升國一時一句日文也不會就搬到日本生活,「那時非常孤單,日文字不認識,唯一會的只有數學,加上又被日本同學欺負,我13歲就開始思考生命的意義。」

金希文說,當時語言不通也不會表達,就會意識自己,感受自己,「思考人為何而生,反正都要死,為何要這麼努力?」那些對自己的反思與詰問,都成了金希文後來創作的養分跟題材。

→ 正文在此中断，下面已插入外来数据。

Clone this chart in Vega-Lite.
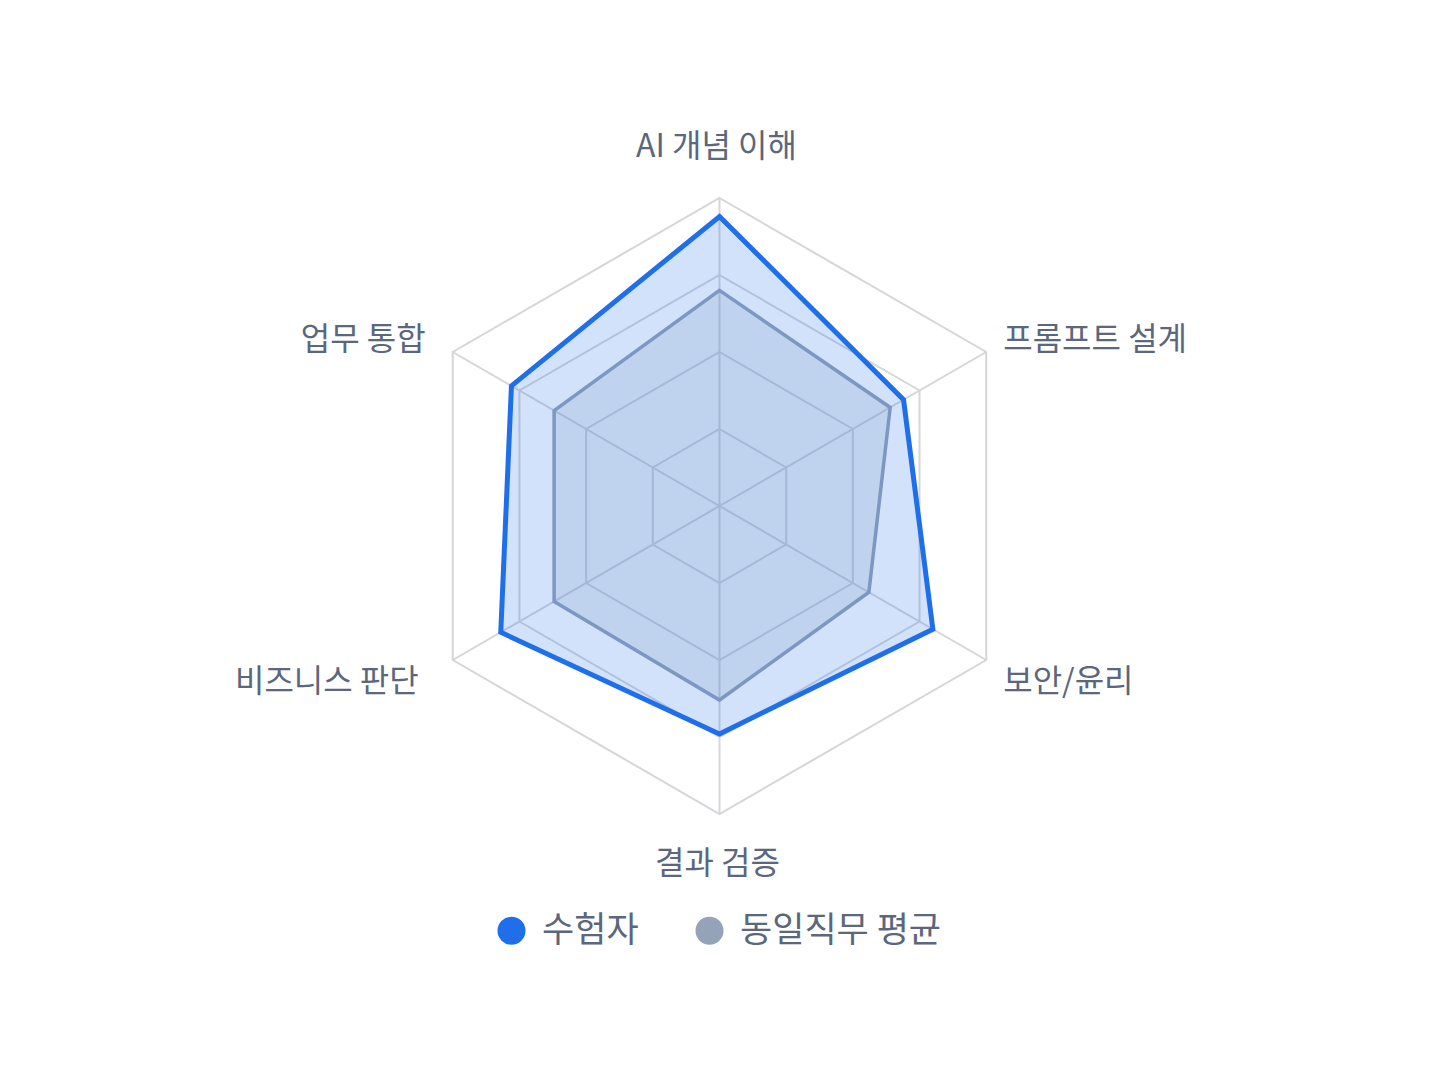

金希文說,窮盡人的一生,「愛」與「死」是兩大課題,就像他早就意識到人一直生活在死亡的陰影裡一樣,「台灣的人文素養不被重視,讓人們沒有意識到應該去追求人為何活著的答案。」金希文說,當人只看到表面,一切都變得膚淺,社會價值觀也愈發混亂,「我希望我的創作,可以彰顯台灣的價值。」

金希文說,早年他在美國求學的創作被樂迷評為沒有台灣味,他開始修正自己,「一開始用台灣的素材,再來用一些跟台灣有關的標題,聚焦重心。」但金希文認為,這些都只停留在形式上,現在他希望用音樂探索台灣的價值觀,「古典音樂的創作就像是曠野中的呼聲一樣,竭盡心力,或許聽到的人非常有限,但我還是會繼續堅持。」